Chucherías y quincalla

AIRE LIBRE

De los miles de cigarrillos que he encendido a lo largo de mi vida sólo hubo uno que estuvo a punto de matarme. Fue el primero que fumé cuando llegué a Estados Unidos. Recién bajado del avión en un ignoto aeropuerto del Medio Oeste, monté en un taxi en mitad de la noche. Era invierno, el termómetro temblaba de frío y a los bordes de la highway que conducía a mi destino se acumulaba medio metro de nieve.

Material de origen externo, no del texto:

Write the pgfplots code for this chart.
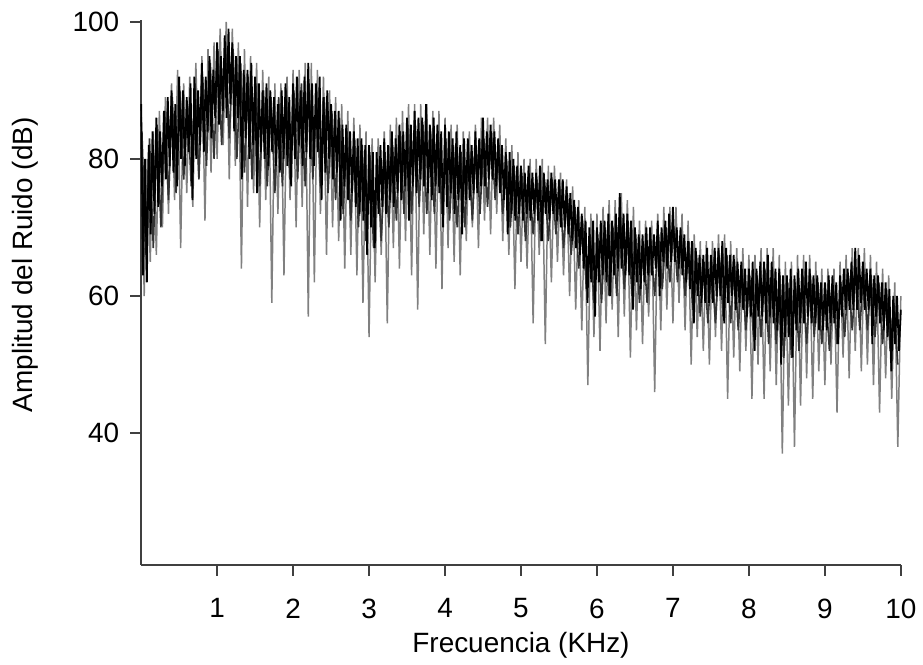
\documentclass[border=0pt]{standalone}
\usepackage{pgfplots}
\pgfplotsset{compat=1.18}
\usepackage{fontspec}
\setmainfont{Liberation Sans}
\begin{document}
\begin{tikzpicture}
\begin{axis}[
 scale only axis, width=381pt, height=273pt,
 xmin=0, xmax=10, ymin=20.8, ymax=100.2,
 axis x line*=bottom, axis y line*=left,
 axis line style={line width=1.2pt, black!75},
 xtick={1,...,10}, ytick={40,60,80,100},
 tick align=outside, major tick length=5.5pt,
 tick style={line width=0.9pt, black!75},
 /pgf/number format/assume math mode=true,
 font=\fontsize{14}{16}\selectfont,
 xticklabel style={yshift=-8pt}, yticklabel style={xshift=-2pt},
 xlabel={Frecuencia (KHz)}, ylabel={Amplitud del Ruido (dB)},
 xlabel style={at={(axis description cs:0.5,-0.148)}, anchor=center},
 ylabel style={at={(axis description cs:-0.153,0.551)}, anchor=center},
 clip=false]
 \path (rel axis cs:-0.1858,-0.1777) (rel axis cs:1.0249,1.0375);
 % grey spikes
 \addplot[black!50, line width=0.75pt] coordinates {
 (0,87)(0.04,60)(0.08,80)(0.12,65)(0.16,84)(0.20,66)(0.24,87)(0.28,70)(0.32,89)(0.36,72)
 (0.40,91)(0.44,74)(0.48,93)(0.52,67)(0.56,91)(0.60,75)(0.64,92)(0.68,73)(0.72,94)(0.76,77)
 (0.80,95)(0.84,71)(0.88,96)(0.92,78)(0.96,97)(1.00,80)(1.04,99)(1.08,82)(1.12,100)(1.16,77)
 (1.20,99)(1.24,79)(1.28,97)(1.32,64)(1.36,96)(1.40,73)(1.44,95)(1.48,75)(1.52,94)(1.56,70)
 (1.60,93)(1.64,74)(1.68,92)(1.72,59)(1.76,91)(1.80,72)(1.84,91)(1.88,63)(1.92,92)(1.96,74)
 (2.00,93)(2.04,70)(2.08,93)(2.12,73)(2.16,94)(2.20,57)(2.24,94)(2.28,62)(2.32,93)(2.36,72)
 (2.40,92)(2.44,66)(2.48,90)(2.52,70)(2.56,89)(2.60,68)(2.64,88)(2.68,64)(2.72,87)(2.76,66)
 (2.80,86)(2.84,63)(2.88,85)(2.92,59)(2.96,84)(3.00,54)(3.04,83)(3.08,62)(3.12,83)(3.16,66)
 (3.20,84)(3.24,56)(3.28,85)(3.32,67)(3.36,86)(3.40,64)(3.44,87)(3.48,68)(3.52,88)(3.56,63)
 (3.60,88)(3.64,58)(3.68,88)(3.72,69)(3.76,88)(3.80,66)(3.84,87)(3.88,64)(3.92,87)(3.96,61)
 (4.00,86)(4.04,67)(4.08,85)(4.12,65)(4.16,85)(4.20,63)(4.24,84)(4.28,68)(4.32,84)(4.36,70)
 (4.40,85)(4.44,67)(4.48,86)(4.52,71)(4.56,86)(4.60,69)(4.64,86)(4.68,72)(4.72,85)(4.76,68)
 (4.80,83)(4.84,66)(4.88,82)(4.92,61)(4.96,81)(5.00,65)(5.04,80)(5.08,64)(5.12,80)(5.16,56)
 (5.20,80)(5.24,66)(5.28,80)(5.32,53)(5.36,79)(5.40,62)(5.44,79)(5.48,65)(5.52,78)(5.56,63)
 (5.60,77)(5.64,60)(5.68,76)(5.72,58)(5.76,74)(5.80,55)(5.84,73)(5.88,47)(5.92,72)(5.96,54)
 (6.00,72)(6.04,52)(6.08,73)(6.12,56)(6.16,74)(6.20,58)(6.24,74)(6.28,54)(6.32,75)(6.36,57)
 (6.40,74)(6.44,51)(6.48,73)(6.52,55)(6.56,71)(6.60,53)(6.64,71)(6.68,57)(6.72,71)(6.76,46)
 (6.80,72)(6.84,55)(6.88,73)(6.92,58)(6.96,73)(7.00,56)(7.04,73)(7.08,59)(7.12,72)(7.16,55)
 (7.20,71)(7.24,50)(7.28,69)(7.32,54)(7.36,68)(7.40,52)(7.44,68)(7.48,50)(7.52,68)(7.56,54)
 (7.60,69)(7.64,52)(7.68,69)(7.72,45)(7.76,68)(7.80,51)(7.84,67)(7.88,49)(7.92,67)(7.96,52)
 (8.00,66)(8.04,45)(8.08,66)(8.12,50)(8.16,67)(8.20,45)(8.24,67)(8.28,49)(8.32,67)(8.36,47)
 (8.40,66)(8.44,37)(8.48,65)(8.52,44)(8.56,65)(8.60,38)(8.64,66)(8.68,44)(8.72,66)(8.76,48)
 (8.80,66)(8.84,45)(8.88,65)(8.92,49)(8.96,64)(9.00,47)(9.04,64)(9.08,50)(9.12,64)(9.16,43)
 (9.20,65)(9.24,51)(9.28,66)(9.32,48)(9.36,67)(9.40,52)(9.44,67)(9.48,49)(9.52,67)(9.56,50)
 (9.60,66)(9.64,47)(9.68,65)(9.72,43)(9.76,64)(9.80,48)(9.84,63)(9.88,45)(9.92,62)(9.96,38)
 (10.00,60)};
 % dark grey layer that widens the band
 \addplot[black!80, line width=0.8pt] coordinates {
 (0.01,84)(0.06,66)(0.11,83)(0.16,67)(0.21,85)(0.26,70)(0.31,87)(0.36,74)(0.41,89)(0.46,75)
 (0.51,90)(0.56,77)(0.61,88)(0.66,76)(0.71,91)(0.76,77)(0.81,92)(0.86,79)(0.91,94)(0.96,80)
 (1.01,96)(1.06,82)(1.11,97)(1.16,83)(1.21,96)(1.26,80)(1.31,94)(1.36,78)(1.41,92)(1.46,77)
 (1.51,91)(1.56,76)(1.61,90)(1.66,76)(1.71,89)(1.76,75)(1.81,89)(1.86,76)(1.91,90)(1.96,77)
 (2.01,90)(2.06,77)(2.11,91)(2.16,76)(2.21,91)(2.26,77)(2.31,90)(2.36,76)(2.41,89)(2.46,75)
 (2.51,87)(2.56,74)(2.61,86)(2.66,72)(2.71,84)(2.76,71)(2.81,83)(2.86,70)(2.91,82)(2.96,68)
 (3.01,81)(3.06,67)(3.11,80)(3.16,68)(3.21,81)(3.26,70)(3.31,82)(3.36,71)(3.41,84)(3.46,72)
 (3.51,85)(3.56,72)(3.61,85)(3.66,73)(3.71,85)(3.76,72)(3.81,84)(3.86,72)(3.91,84)(3.96,72)
 (4.01,83)(4.06,71)(4.11,82)(4.16,70)(4.21,81)(4.26,70)(4.31,81)(4.36,71)(4.41,82)(4.46,72)
 (4.51,83)(4.56,73)(4.61,84)(4.66,74)(4.71,82)(4.76,72)(4.81,80)(4.86,70)(4.91,79)(4.96,69)
 (5.01,78)(5.06,68)(5.11,77)(5.16,69)(5.21,77)(5.26,68)(5.31,77)(5.36,68)(5.41,77)(5.46,69)
 (5.51,76)(5.56,67)(5.61,75)(5.66,66)(5.71,73)(5.76,64)(5.81,71)(5.86,61)(5.91,69)(5.96,59)
 (6.01,69)(6.06,59)(6.11,70)(6.16,60)(6.21,70)(6.26,60)(6.31,71)(6.36,61)(6.41,71)(6.46,60)
 (6.51,69)(6.56,59)(6.61,68)(6.66,59)(6.71,68)(6.76,60)(6.81,69)(6.86,61)(6.91,70)(6.96,62)
 (7.01,70)(7.06,62)(7.11,69)(7.16,60)(7.21,68)(7.26,58)(7.31,66)(7.36,57)(7.41,65)(7.46,56)
 (7.51,65)(7.56,56)(7.61,66)(7.66,57)(7.71,66)(7.76,56)(7.81,65)(7.86,55)(7.91,64)(7.96,55)
 (8.01,63)(8.06,54)(8.11,63)(8.16,54)(8.21,64)(8.26,53)(8.31,64)(8.36,53)(8.41,63)(8.46,51)
 (8.51,62)(8.56,51)(8.61,62)(8.66,52)(8.71,63)(8.76,53)(8.81,63)(8.86,54)(8.91,62)(8.96,53)
 (9.01,61)(9.06,52)(9.11,61)(9.16,53)(9.21,62)(9.26,54)(9.31,63)(9.36,55)(9.41,64)(9.46,55)
 (9.51,64)(9.56,55)(9.61,63)(9.66,54)(9.71,62)(9.76,53)(9.81,61)(9.86,52)(9.91,59)(9.96,50)};
 % black band
 \addplot[black, line width=0.9pt] coordinates {
 (0,88)(0.025,63)(0.05,80)(0.075,62)(0.1,82)(0.125,69)(0.15,84)(0.175,72)
 (0.2,86)(0.225,73)(0.25,84)(0.275,76)(0.3,87)(0.325,77)(0.35,89)(0.375,79)
 (0.4,90)(0.425,78)(0.45,88)(0.475,76)(0.5,92)(0.525,80)(0.55,90)(0.575,79)
 (0.6,89)(0.625,81)(0.65,91)(0.675,74)(0.7,92)(0.725,80)(0.75,90)(0.775,82)
 (0.8,94)(0.825,81)(0.85,92)(0.875,84)(0.9,95)(0.925,83)(0.95,93)(0.975,86)
 (1,97)(1.025,85)(1.05,95)(1.075,87)(1.1,98)(1.125,86)(1.15,99)(1.175,88)
 (1.2,97)(1.225,84)(1.25,95)(1.275,86)(1.3,95)(1.325,77)(1.35,93)(1.375,83)
 (1.4,93)(1.425,80)(1.45,94)(1.475,82)(1.5,92)(1.525,75)(1.55,91)(1.575,81)
 (1.6,90)(1.625,80)(1.65,91)(1.675,79)(1.7,90)(1.725,81)(1.75,89)(1.775,79)
 (1.8,88)(1.825,78)(1.85,90)(1.875,80)(1.9,91)(1.925,79)(1.95,89)(1.975,76)
 (2,91)(2.025,80)(2.05,92)(2.075,82)(2.1,90)(2.125,79)(2.15,92)(2.175,81)
 (2.2,94)(2.225,80)(2.25,91)(2.275,79)(2.3,91)(2.325,81)(2.35,92)(2.375,74)
 (2.4,89)(2.425,78)(2.45,90)(2.475,80)(2.5,88)(2.525,77)(2.55,87)(2.575,78)
 (2.6,87)(2.625,71)(2.65,85)(2.675,76)(2.7,85)(2.725,74)(2.75,84)(2.775,75)
 (2.8,84)(2.825,73)(2.85,83)(2.875,72)(2.9,83)(2.925,71)(2.95,82)(2.975,66)
 (3,82)(3.025,70)(3.05,81)(3.075,67)(3.1,81)(3.125,72)(3.15,82)(3.175,73)
 (3.2,83)(3.225,72)(3.25,82)(3.275,74)(3.3,84)(3.325,73)(3.35,83)(3.375,75)
 (3.4,85)(3.425,74)(3.45,84)(3.475,76)(3.5,86)(3.525,71)(3.55,85)(3.575,76)
 (3.6,87)(3.625,75)(3.65,86)(3.675,77)(3.7,86)(3.725,76)(3.75,88)(3.775,75)
 (3.8,85)(3.825,74)(3.85,86)(3.875,76)(3.9,85)(3.925,75)(3.95,84)(3.975,70)
 (4,85)(4.025,73)(4.05,84)(4.075,75)(4.1,83)(4.125,72)(4.15,84)(4.175,74)
 (4.2,82)(4.225,69)(4.25,83)(4.275,74)(4.3,83)(4.325,74)(4.35,82)(4.375,75)
 (4.4,84)(4.425,75)(4.45,83)(4.475,76)(4.5,86)(4.525,76)(4.55,84)(4.575,77)
 (4.6,85)(4.625,77)(4.65,84)(4.675,76)(4.7,83)(4.725,75)(4.75,82)(4.775,74)
 (4.8,81)(4.825,69)(4.85,81)(4.875,72)(4.9,80)(4.925,71)(4.95,79)(4.975,72)
 (5,79)(5.025,71)(5.05,78)(5.075,72)(5.1,79)(5.125,71)(5.15,78)(5.175,72)
 (5.2,78)(5.225,71)(5.25,79)(5.275,68)(5.3,78)(5.325,72)(5.35,77)(5.375,71)
 (5.4,78)(5.425,72)(5.45,77)(5.475,71)(5.5,77)(5.525,70)(5.55,77)(5.575,70)
 (5.6,76)(5.625,69)(5.65,75)(5.675,68)(5.7,74)(5.725,67)(5.75,73)(5.775,66)
 (5.8,72)(5.825,64)(5.85,71)(5.875,59)(5.9,70)(5.925,62)(5.95,71)(5.975,57)
 (6,70)(6.025,62)(6.05,71)(6.075,63)(6.1,71)(6.125,62)(6.15,72)(6.175,60)
 (6.2,71)(6.225,63)(6.25,72)(6.275,64)(6.3,75)(6.325,64)(6.35,72)(6.375,63)
 (6.4,72)(6.425,63)(6.45,71)(6.475,58)(6.5,70)(6.525,62)(6.55,69)(6.575,61)
 (6.6,69)(6.625,62)(6.65,70)(6.675,63)(6.7,70)(6.725,63)(6.75,69)(6.775,64)
 (6.8,71)(6.825,60)(6.85,70)(6.875,65)(6.9,71)(6.925,64)(6.95,72)(6.975,65)
 (7,73)(7.025,65)(7.05,70)(7.075,64)(7.1,70)(7.125,63)(7.15,69)(7.175,62)
 (7.2,68)(7.225,61)(7.25,68)(7.275,56)(7.3,67)(7.325,60)(7.35,66)(7.375,59)
 (7.4,66)(7.425,59)(7.45,67)(7.475,59)(7.5,66)(7.525,59)(7.55,67)(7.575,60)
 (7.6,67)(7.625,60)(7.65,68)(7.675,56)(7.7,67)(7.725,59)(7.75,66)(7.775,60)
 (7.8,66)(7.825,58)(7.85,65)(7.875,59)(7.9,65)(7.925,58)(7.95,64)(7.975,57)
 (8,64)(8.025,57)(8.05,65)(8.075,52)(8.1,64)(8.125,57)(8.15,65)(8.175,57)
 (8.2,65)(8.225,56)(8.25,66)(8.275,57)(8.3,65)(8.325,56)(8.35,64)(8.375,55)
 (8.4,64)(8.425,50)(8.45,63)(8.475,54)(8.5,63)(8.525,54)(8.55,64)(8.575,51)
 (8.6,63)(8.625,55)(8.65,64)(8.675,56)(8.7,64)(8.725,56)(8.75,65)(8.775,57)
 (8.8,64)(8.825,56)(8.85,63)(8.875,56)(8.9,63)(8.925,55)(8.95,62)(8.975,55)
 (9,62)(9.025,55)(9.05,63)(9.075,56)(9.1,63)(9.125,56)(9.15,62)(9.175,53)
 (9.2,63)(9.225,57)(9.25,64)(9.275,58)(9.3,64)(9.325,58)(9.35,65)(9.375,58)
 (9.4,67)(9.425,58)(9.45,66)(9.475,59)(9.5,65)(9.525,58)(9.55,64)(9.575,58)
 (9.6,64)(9.625,53)(9.65,63)(9.675,57)(9.7,63)(9.725,56)(9.75,62)(9.775,55)
 (9.8,62)(9.825,54)(9.85,61)(9.875,49)(9.9,60)(9.925,53)(9.95,60)(9.975,52)
 (10,58)};
\end{axis}
\end{tikzpicture}
\end{document}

Como ya me habían advertido de lo tiquismiquis que son los americanos para con el tabaco, me aguanté las ganas de nicotina hasta llegar a la residencia donde tenía reservada una habitación.

Antes de ceder al sueño saqué sigilosamente del fondo de la mochila un ducados y una cerilla como el artificiero que manipula una bomba vieja. Para evitar problemas salí del recinto y encendí el pitillo entre ráfagas de viento saboreando ese suave mareo que provoca llevar varias horas sin fumar. La sensación duró sólo dos caladas. De entre la bruma apareció de pronto un guardia de seguridad con biceps de estibador y facciones de ranger corrupto. En un inglés del que sólo entendí palabras sueltas como prohibido, multa y deportación (o algo así) me obligó a tirar la colilla como quien arroja un arma de destrucción masiva manteniendo los brazos en alto. Tan asustado me quedé que no pude replicarle que aquello era un espacio público, que estaba al aire libre y que en mi país jamás se llegaría a ese extremo de intolerancia. No sabía entonces que el tiempo me quitaría la razón.